Today was a wonderful day. We visited Greg and Liz Dean of Real Life comics. They have a beautiful apartment in downtown Sacramento. They claim that the furnishings were “all old stuff from our old place” but everything matched and Liz’s talent for design showed everywhere. They also claimed to be “not moved in yet” but I couldn’t tell that either. Best of all was the fact that despite the fact that they have three cats and I’m seriously allergic to cats, I simply didn’t wheeze up at all. The only explanation I can figure for that is that they kept the house so spotlessly clean that I simply wasn’t exposed to enough cat dander. I wish my house looked as nice as their apartment did.

Greg and Liz were fun to hang out with too. We had a marvelous dinner at a Sushi place. I’m not really fond of sushi, but the restaurant also had the best tempura that I’ve ever eaten so I was really happy. Most of the time was spent just visiting and there was no lack of subjects for discussion. I wish we lived closer to them so that we could get together more often.

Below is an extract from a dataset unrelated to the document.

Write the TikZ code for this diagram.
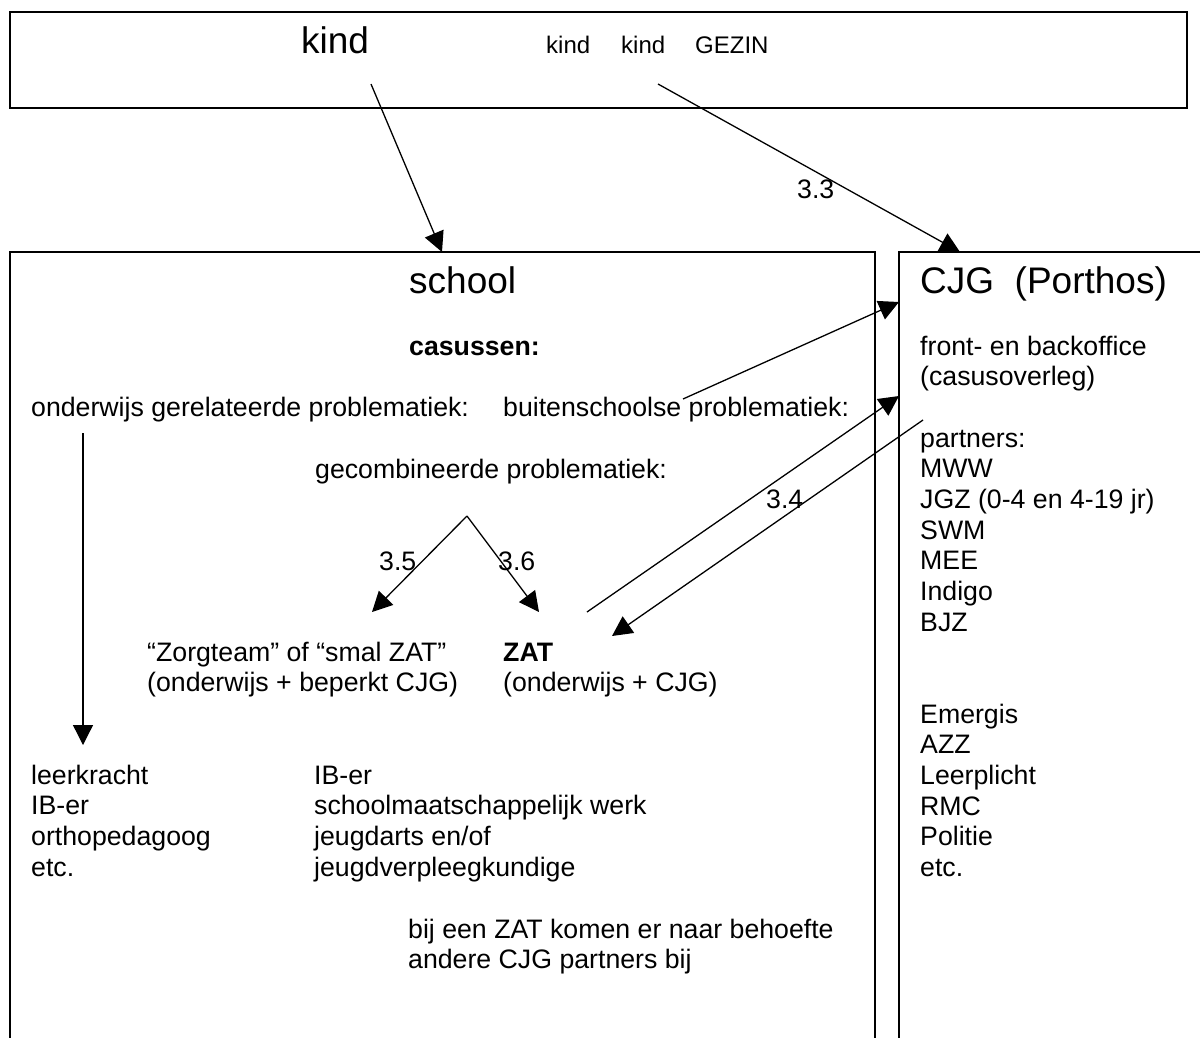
\documentclass[tikz,border=0pt]{standalone}
\usepackage{fontspec}
\setmainfont{Liberation Sans}
\usetikzlibrary{arrows.meta}
\begin{document}
\begin{tikzpicture}[x=1pt,y=-1pt,
  body/.style={anchor=base west,inner sep=0pt,font=\fontsize{26.7}{30.7}\selectfont},
  big/.style={anchor=base west,inner sep=0pt,font=\fontsize{37}{42}\selectfont},
  small/.style={anchor=base west,inner sep=0pt,font=\fontsize{24}{27}\selectfont},
  frame/.style={line width=1.5pt},
  conn/.style={line width=1.3pt,-{Triangle[length=20pt,width=20pt]}}]
\useasboundingbox (0,0) rectangle (1200,1037);
\clip (0,0) rectangle (1200,1037);
\fill[white] (0,0) rectangle (1200,1037);

% frames
\node[frame,draw,rectangle,minimum width=1177pt,minimum height=96pt,anchor=north west,inner sep=0pt,outer sep=0pt] (gezinbox) at (10,12) {};
\draw[frame] (10,1050) -- (10,252) -- (875,252) -- (875,1050);
\draw[frame] (899,1050) -- (899,252) -- (1215,252);

% top texts
\node[big] (kindbig) at (301,53) {kind};
\node[small] (kindsmall) at (546,53) {kind\hspace*{31pt}kind\hspace*{30pt}GEZIN};

% titles
\node[big] (school) at (409,293) {school};
\node[big] (cjg) at (920,293) {CJG\ \ (Porthos)};

% school texts
\node[body] (casussen) at (409,355) {\textbf{casussen:}};
\node[body] (onderwijs) at (31,416) {onderwijs gerelateerde problematiek:};
\node[body] (buiten) at (503,416) {buitenschoolse problematiek:};
\node[body] (gecomb) at (315,478) {gecombineerde problematiek:};
\node[body] (zorg) at (147,661) {\vtop{\hbox{“Zorgteam” of “smal ZAT”}\hbox{(onderwijs + beperkt CJG)}}};
\node[body] (zat) at (503,661) {\vtop{\hbox{\textbf{ZAT}}\hbox{(onderwijs + CJG)}}};
\node[body] (leer) at (31,784) {\vtop{\hbox{leerkracht}\hbox{IB-er}\hbox{orthopedagoog}\hbox{etc.}}};
\node[body] (ib) at (314,784) {\vtop{\hbox{IB-er}\hbox{schoolmaatschappelijk werk}\hbox{jeugdarts en/of}\hbox{jeugdverpleegkundige}}};
\node[body] (bij) at (408,938) {\vtop{\hbox{bij een ZAT komen er naar behoefte}\hbox{andere CJG partners bij}}};

% CJG texts
\node[body] (front) at (920,355) {\vtop{\hbox{front- en backoffice}\hbox{(casusoverleg)}}};
\node[body] (partners) at (920,447) {\vtop{\hbox{partners:}\hbox{MWW}\hbox{JGZ (0-4 en 4-19 jr)}\hbox{SWM}\hbox{MEE}\hbox{Indigo}\hbox{BJZ}}};
\node[body] (emergis) at (920,723) {\vtop{\hbox{Emergis}\hbox{AZZ}\hbox{Leerplicht}\hbox{RMC}\hbox{Politie}\hbox{etc.}}};

% labels
\node[body] (l33) at (797,198) {3.3};
\node[body] (l34) at (766,508) {3.4};
\node[body] (l35) at (379,570) {3.5};
\node[body] (l36) at (498,570) {3.6};

% connector end points
\coordinate (kindfoot) at (371,84);
\coordinate (schooltop) at (442,252);
\coordinate (gezinfoot) at (658,84);
\coordinate (cjgtop) at (960,252);
\coordinate (buitenp) at (683,399);
\coordinate (cjgin1) at (899,302);
\coordinate (zatout) at (587,612);
\coordinate (cjgin2) at (899,396);
\coordinate (cjgout) at (923,420);
\coordinate (zatin) at (612,636);
\coordinate (apex) at (467,516);
\coordinate (zorgin) at (372,612);
\coordinate (zatin2) at (539,612);
\coordinate (ondtop) at (83,433);
\coordinate (ondbot) at (83,745);

% connectors
\draw[conn] (kindfoot) -- (schooltop);
\draw[conn] (gezinfoot) -- (cjgtop);
\draw[conn] (buitenp) -- (cjgin1);
\draw[conn] (zatout) -- (cjgin2);
\draw[conn] (cjgout) -- (zatin);
\draw[conn] (apex) -- (zorgin);
\draw[conn] (apex) -- (zatin2);
\draw[conn] (ondtop) -- (ondbot);
\end{tikzpicture}
\end{document}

Another really good thing about today was having 3 hours of drive time during which Howard and I had nothing to do but talk to each other. I like talking with Howard. The trip home was especially important because I was able to talk through several things that I have been sitting in the back of my brain and causing me to feel stressed lately. I should probably write them down and the resolutions Howard pointed me toward, but I’m just too tired to sort them properly in my brain. It can wait a couple of days until I get back home.

We drive home tomorrow. I didn’t get all the things that I wanted out of this vacation, but I got enough to be content and staying longer wouldn’t gain me anything but buffer stress from Howard. The suitcases are all packed, everything is ready to be loaded, so as long as no one else comes down with stomach flu between now and tomorrow at 10, I’m headed home. I’ll be glad to get there.